The executive director of the SFC's enforcement division, Mark Steward, tells a forum in Hong Kong that proposed risk-control rules on algo trading are less invasive than feared.
Brokers are fretting unnecessarily, says Steward

The broker community is unnecessarily fretting over proposals by Hong Kong’s SFC to impose new risk-control rules on algo trading, the regulator’s Mark Steward has assured a forum.

Speaking at the Trading Architecture Asia event in the city late last week, the executive director for the SFC's enforcement division notes that brokers will only be held liable for sending an aberrant algorithm to the market if they had “a high degree of knowledge” about the client’s trading intent.

It is not that the Securities and Futures Commission (SFC) requires brokers to have a crystal ball when it comes to client intent on algo trading, but that “the degree of knowledge that needs to exist is very high…it is almost saying that the intermediary itself is participating in the conduct [of the client]”.

Hong Kong has joined other jurisdictions such as those in Australia and India in setting up a new supervisory legal framework for algo trading, with consultation in progress on placing greater onus on intermediaries to monitor the risk of electronic trading. 

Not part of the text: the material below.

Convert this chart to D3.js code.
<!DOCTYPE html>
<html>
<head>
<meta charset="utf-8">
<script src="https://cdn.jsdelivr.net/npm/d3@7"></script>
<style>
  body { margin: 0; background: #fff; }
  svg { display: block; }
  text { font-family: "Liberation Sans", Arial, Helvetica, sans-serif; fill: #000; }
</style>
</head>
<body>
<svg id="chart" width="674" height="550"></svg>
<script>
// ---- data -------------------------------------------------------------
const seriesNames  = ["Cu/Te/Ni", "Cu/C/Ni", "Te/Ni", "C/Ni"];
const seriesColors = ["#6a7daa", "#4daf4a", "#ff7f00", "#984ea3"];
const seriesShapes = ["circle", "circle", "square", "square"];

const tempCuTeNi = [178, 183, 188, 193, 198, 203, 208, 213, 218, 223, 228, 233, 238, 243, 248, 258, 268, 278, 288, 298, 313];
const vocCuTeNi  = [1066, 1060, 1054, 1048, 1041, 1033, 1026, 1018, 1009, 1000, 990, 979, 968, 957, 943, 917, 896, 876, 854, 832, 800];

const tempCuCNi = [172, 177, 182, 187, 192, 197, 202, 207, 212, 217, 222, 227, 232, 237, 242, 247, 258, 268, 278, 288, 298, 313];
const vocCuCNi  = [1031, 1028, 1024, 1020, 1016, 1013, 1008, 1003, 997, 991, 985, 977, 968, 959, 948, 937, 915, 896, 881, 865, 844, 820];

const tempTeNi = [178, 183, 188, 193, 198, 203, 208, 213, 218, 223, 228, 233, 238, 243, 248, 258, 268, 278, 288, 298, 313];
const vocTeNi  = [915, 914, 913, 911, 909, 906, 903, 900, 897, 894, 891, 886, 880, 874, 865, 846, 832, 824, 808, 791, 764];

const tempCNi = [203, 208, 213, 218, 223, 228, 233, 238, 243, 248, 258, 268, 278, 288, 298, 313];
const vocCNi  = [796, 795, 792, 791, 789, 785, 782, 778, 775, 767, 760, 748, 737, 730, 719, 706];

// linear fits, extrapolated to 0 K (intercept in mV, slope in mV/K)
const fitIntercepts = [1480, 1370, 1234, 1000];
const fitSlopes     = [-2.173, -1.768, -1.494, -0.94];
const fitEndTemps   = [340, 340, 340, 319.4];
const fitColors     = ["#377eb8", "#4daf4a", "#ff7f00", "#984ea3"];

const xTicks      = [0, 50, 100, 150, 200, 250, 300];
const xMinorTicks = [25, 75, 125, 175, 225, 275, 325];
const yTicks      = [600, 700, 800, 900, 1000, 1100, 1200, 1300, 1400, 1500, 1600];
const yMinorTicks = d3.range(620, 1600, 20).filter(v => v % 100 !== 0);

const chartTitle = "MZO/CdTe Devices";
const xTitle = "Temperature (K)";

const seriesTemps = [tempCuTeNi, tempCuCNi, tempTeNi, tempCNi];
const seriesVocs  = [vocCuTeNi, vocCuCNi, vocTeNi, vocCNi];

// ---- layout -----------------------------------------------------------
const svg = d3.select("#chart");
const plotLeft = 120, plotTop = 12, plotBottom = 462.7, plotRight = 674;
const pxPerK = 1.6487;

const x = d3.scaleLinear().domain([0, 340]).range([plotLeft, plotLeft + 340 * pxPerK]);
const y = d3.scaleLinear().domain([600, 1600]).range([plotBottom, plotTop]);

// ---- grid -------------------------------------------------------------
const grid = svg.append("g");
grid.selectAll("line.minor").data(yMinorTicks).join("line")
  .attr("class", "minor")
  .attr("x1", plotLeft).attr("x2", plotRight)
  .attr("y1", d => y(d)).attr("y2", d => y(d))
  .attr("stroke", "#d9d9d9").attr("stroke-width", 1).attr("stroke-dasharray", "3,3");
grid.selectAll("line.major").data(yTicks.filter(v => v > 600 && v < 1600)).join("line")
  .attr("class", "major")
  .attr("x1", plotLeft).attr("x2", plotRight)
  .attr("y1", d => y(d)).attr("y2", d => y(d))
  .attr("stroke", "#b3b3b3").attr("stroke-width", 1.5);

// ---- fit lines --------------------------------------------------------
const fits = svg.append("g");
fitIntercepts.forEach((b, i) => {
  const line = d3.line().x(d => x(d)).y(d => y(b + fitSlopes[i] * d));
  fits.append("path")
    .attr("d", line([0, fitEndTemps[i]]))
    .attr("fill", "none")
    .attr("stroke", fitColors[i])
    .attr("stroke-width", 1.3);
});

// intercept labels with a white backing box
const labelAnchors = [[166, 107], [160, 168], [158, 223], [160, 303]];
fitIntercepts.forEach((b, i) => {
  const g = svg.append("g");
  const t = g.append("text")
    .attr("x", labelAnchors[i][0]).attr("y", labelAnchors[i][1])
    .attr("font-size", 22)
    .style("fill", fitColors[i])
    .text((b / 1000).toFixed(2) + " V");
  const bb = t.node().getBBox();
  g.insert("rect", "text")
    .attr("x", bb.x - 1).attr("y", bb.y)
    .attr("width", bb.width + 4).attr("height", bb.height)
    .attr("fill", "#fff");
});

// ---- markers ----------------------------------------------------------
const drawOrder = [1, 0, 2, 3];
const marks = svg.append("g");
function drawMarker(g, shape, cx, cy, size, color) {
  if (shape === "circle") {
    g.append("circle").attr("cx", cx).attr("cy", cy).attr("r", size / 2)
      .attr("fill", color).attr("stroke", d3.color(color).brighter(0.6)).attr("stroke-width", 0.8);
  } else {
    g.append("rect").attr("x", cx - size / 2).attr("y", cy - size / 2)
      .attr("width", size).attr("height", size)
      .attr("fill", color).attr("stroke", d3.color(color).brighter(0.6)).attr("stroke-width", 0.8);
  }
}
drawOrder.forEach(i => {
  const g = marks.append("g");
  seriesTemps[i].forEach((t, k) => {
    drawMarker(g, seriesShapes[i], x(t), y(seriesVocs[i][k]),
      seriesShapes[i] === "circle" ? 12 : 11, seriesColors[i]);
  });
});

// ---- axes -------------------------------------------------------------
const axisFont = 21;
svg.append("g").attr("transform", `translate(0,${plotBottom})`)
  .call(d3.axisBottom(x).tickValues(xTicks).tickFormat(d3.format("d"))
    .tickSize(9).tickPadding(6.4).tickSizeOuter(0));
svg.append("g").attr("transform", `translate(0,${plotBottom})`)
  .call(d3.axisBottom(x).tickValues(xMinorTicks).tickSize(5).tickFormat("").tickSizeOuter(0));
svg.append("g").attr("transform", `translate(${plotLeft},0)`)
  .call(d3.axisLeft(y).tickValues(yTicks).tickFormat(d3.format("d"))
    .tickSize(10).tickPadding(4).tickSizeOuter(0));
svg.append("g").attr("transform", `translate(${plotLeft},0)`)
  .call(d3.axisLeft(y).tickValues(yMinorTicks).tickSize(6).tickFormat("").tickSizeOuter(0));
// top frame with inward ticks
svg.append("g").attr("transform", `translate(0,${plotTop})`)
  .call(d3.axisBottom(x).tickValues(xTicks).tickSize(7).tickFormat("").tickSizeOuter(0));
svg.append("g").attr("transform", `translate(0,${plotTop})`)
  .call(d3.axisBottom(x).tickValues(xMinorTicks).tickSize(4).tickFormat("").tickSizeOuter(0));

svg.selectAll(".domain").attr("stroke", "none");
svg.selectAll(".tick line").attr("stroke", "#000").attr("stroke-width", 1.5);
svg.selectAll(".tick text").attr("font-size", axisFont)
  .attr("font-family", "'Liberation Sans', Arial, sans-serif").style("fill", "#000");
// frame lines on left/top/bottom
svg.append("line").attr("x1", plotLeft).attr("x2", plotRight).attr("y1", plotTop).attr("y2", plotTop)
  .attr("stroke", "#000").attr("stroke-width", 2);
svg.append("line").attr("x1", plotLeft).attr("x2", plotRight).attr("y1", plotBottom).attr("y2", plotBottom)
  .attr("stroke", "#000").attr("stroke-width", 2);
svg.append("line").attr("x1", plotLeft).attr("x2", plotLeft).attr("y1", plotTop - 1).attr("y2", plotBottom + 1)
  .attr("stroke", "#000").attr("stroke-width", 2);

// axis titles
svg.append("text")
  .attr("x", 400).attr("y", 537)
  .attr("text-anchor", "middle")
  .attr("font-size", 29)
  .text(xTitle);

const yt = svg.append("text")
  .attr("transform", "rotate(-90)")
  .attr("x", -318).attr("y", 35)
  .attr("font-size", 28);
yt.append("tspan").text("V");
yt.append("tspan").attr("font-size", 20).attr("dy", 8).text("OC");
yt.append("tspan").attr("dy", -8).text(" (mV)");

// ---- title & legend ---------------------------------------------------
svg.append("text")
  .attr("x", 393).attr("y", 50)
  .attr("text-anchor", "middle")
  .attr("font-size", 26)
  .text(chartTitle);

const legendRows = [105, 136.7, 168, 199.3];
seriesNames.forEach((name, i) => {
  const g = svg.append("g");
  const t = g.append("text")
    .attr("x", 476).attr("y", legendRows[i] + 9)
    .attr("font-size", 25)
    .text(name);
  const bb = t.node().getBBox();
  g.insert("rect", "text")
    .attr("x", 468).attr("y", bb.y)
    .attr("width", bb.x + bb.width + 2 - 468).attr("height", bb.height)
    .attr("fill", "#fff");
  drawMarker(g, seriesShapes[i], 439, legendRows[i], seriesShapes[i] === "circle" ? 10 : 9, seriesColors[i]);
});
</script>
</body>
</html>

Asia lags the US in particular in its adoption of algo trading, while high costs and market structure issues such as settlement delay have kept high-frequency traders away from many Asian cash equity markets.

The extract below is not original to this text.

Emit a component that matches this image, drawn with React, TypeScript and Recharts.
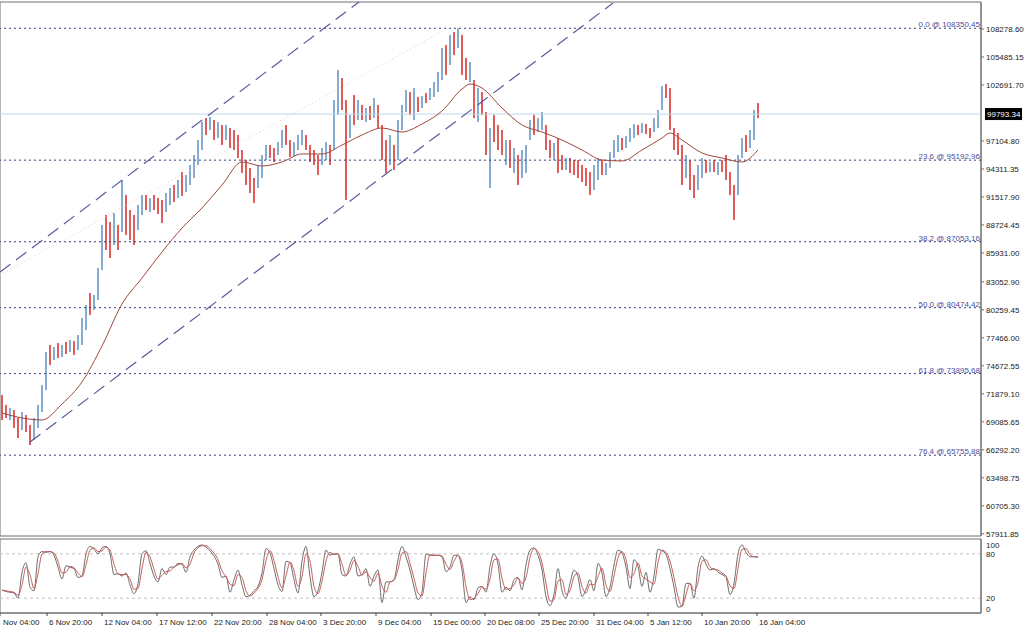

But market-maker Knight Capital’s aberrant algo in the US this summer, which resulted in losses of $440 million to the firm, following on from the flash crash in May 2010 have heightened regulatory scrutiny of this area globally, including in Asia.

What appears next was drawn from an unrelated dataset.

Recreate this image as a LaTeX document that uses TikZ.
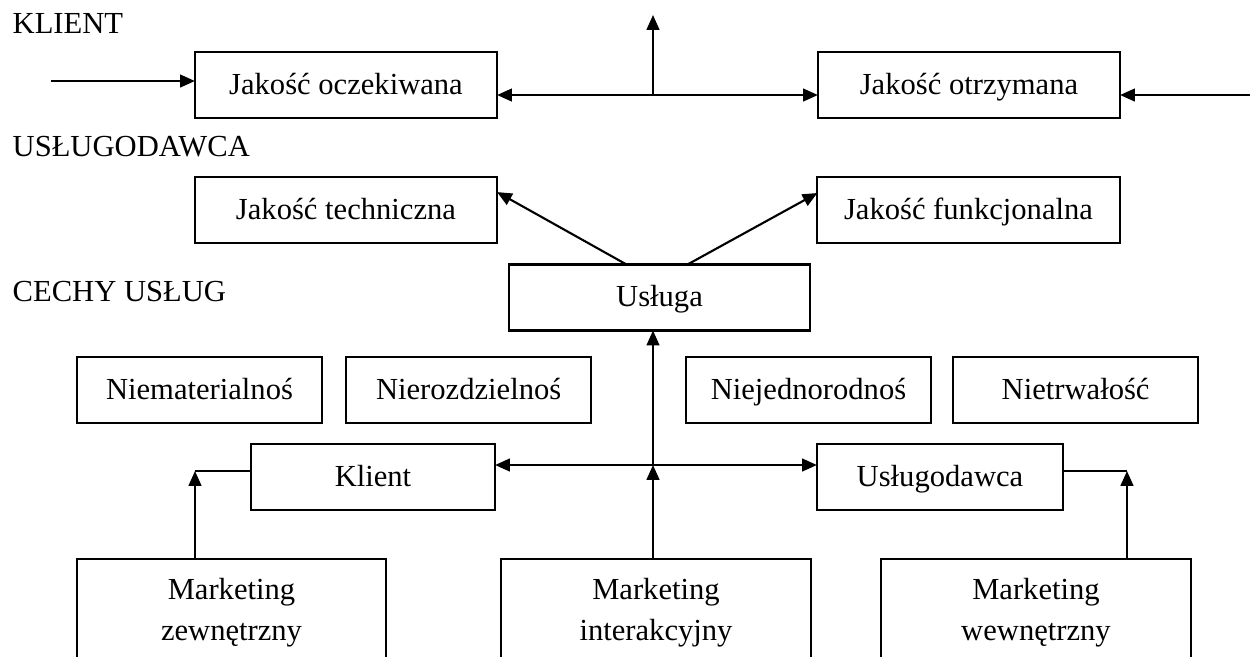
\documentclass[tikz,border=0pt]{standalone}
\usepackage{fontspec}
\setmainfont{Liberation Serif}
\usetikzlibrary{arrows.meta,calc,positioning}
\newdimen\hdim
\newdimen\wdim
\newdimen\fdim
\newdimen\mdim
\hdim=0.66cm
\wdim=3.02cm
\fdim=2.45cm
\mdim=3.09cm
\tikzstyle{element}=[
  draw=black,
  font={\fontsize{8.7pt}{11.7pt}\selectfont},
  inner sep=0pt,
  minimum height=\hdim,
  minimum width=\wdim,
  outer sep=0pt,
  rectangle,
  text centered,
  text height=0.75em,
  text depth=0.23em,
  line width=0.6pt,
]
\tikzstyle{feature}=[
  element,
  minimum width=\fdim,
]
\tikzstyle{marketing}=[
  element,
  align=center,
  anchor=north,
  minimum height=1.08cm,
  minimum width=\mdim,
  text height={},
  text depth={},
]
\tikzstyle{arrow}=[
  color=black,
  draw=black,
  line width=0.6pt,
]
\tikzstyle{tier}=[
  anchor=base west,
  font={\fontsize{8.7pt}{11.7pt}\selectfont},
  inner sep=0pt,
]
\tikzset{
  >={Triangle[length=4.2pt,width=3.6pt]},
}

\begin{document}
\begin{tikzpicture}[x=0.01cm, y=-0.01cm]
      \useasboundingbox (0,0) rectangle (1250,656);
      \clip (0,0) rectangle (1250,656);
      %%
      \node (klientlbl) [tier] at (12,33) {KLIENT};
      \node (uslugodlbl) [tier] at (12,156) {USŁUGODAWCA};
      \node (cechylbl) [tier] at (12,301) {CECHY USŁUG};
      %%
      \node (oczek) [element] at (346,85) {Jakość oczekiwana};
      \node (otrzym) [element] at (969,85) {Jakość otrzymana};
      \node (techn) [element, below=0.59cm of oczek] {Jakość techniczna};
      \node (funkc) [element] at (968.5,210) {Jakość funkcjonalna};
      \node (usluga) [element, minimum width=3.01cm] at (659.5,297.5) {Usługa};
      %%
      \node (niemat) [feature] at (199.5,390) {Niematerialnoś};
      \node (nieroz) [feature, right=0.24cm of niemat] {Nierozdzielnoś};
      \node (niejed) [feature] at (808.5,390) {Niejednorodnoś};
      \node (nietrw) [feature, right=0.22cm of niejed] {Nietrwałość};
      %%
      \node (klient) [feature, minimum width=2.44cm] at (373,477) {Klient};
      \node (uslugod) [feature, minimum width=2.46cm] at (940,477) {Usługodawca};
      \node (mzewn) [marketing] at (231.5,559) {Marketing\\zewnętrzny};
      \node (minter) [marketing] at (656,559) {Marketing\\interakcyjny};
      \node (mwewn) [marketing] at (1036,559) {Marketing\\wewnętrzny};
      %%
      \coordinate (L) at (51,81);
      \coordinate (R) at (1250,95);
      \coordinate (T) at (653,95);
      \coordinate (Tup) at (653,15);
      \draw [->, arrow] (L) -- (L -| oczek.west);
      \draw [->, arrow] (R) -- (R -| otrzym.east);
      \draw [<->, arrow] (T -| oczek.east) -- (T -| otrzym.west);
      \draw [->, arrow] (T) -- (Tup);
      %%
      \draw [->, arrow] ($(usluga.north)+(-33,0)$) -- ($(techn.east)+(0,-18)$);
      \draw [->, arrow] ($(usluga.north)+(28,0)$) -- ($(funkc.west)+(0,-17)$);
      %%
      \coordinate (J) at (653,465);
      \draw [->, arrow] (J) -- (J |- usluga.south);
      \draw [->, arrow] (J |- minter.north) -- (J);
      \draw [<->, arrow] (J -| klient.east) -- (J -| uslugod.west);
      %%
      \coordinate (K) at (195,471);
      \coordinate (U) at (1127,471);
      \draw [->, arrow] (K |- mzewn.north) -- (K);
      \draw [arrow] (K) -- (K -| klient.west);
      \draw [->, arrow] (U |- mwewn.north) -- (U);
      \draw [arrow] (U) -- (U -| uslugod.east);
\end{tikzpicture}
\end{document}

Steward’s aim was to sooth concerns over the proposed onus on brokers, saying that for the most part they would not have enough information to assess what the order was doing or what the clients’ intent might be.

“If an intermediary has additional knowledge about a client’s purpose, in combination with receiving the order, [but] does not proceed to join the two together and ask questions [of its client],” then the broker would be subject to investigation by the regulator, he said.

The broking community has pushed back against planned SFC rules to impose pre- and post-trade checks and controls on clients using algo connectivity, such as direct market access, and the increased onus on brokers to prevent algos from sending manipulative, erroneous or abusive orders.

Some brokers feel the exchange is in the best position to impose these risk controls, or filters, as a market-neutral operator that should monitor systemic risk. Brokers, in particular, feel that they are being hard-squeezed to play the role of a supervisor or scapegoat in case an algo goes wrong and causes wild swings to the market.

But brokers should still assume some responsibilities for monitoring pre-trade risk, suggests Steward, as they have a relationship with the clients and best understand their trading objectives.

He notes that since 2008 the SFC has issued 18 compliance advice letters to intermediaries after witnessing disruptive prices or stock spikes mainly caused by algos.

“[These proposed requirements] are not built on fears but on our experience of looking at these issues in the market over the past four years,” stresses Steward.

“Electronic trading and innovation is far from being demonised. [The requirements] are permissive rather than inhibitive on the condition that there are responsibilities put in place.”

He says the SFC has drafted the proposals to ensure intermediaries in Hong Kong will be “confident masters of new technology, not servants, or worse, victims”. The consultation process is due to close on September 24.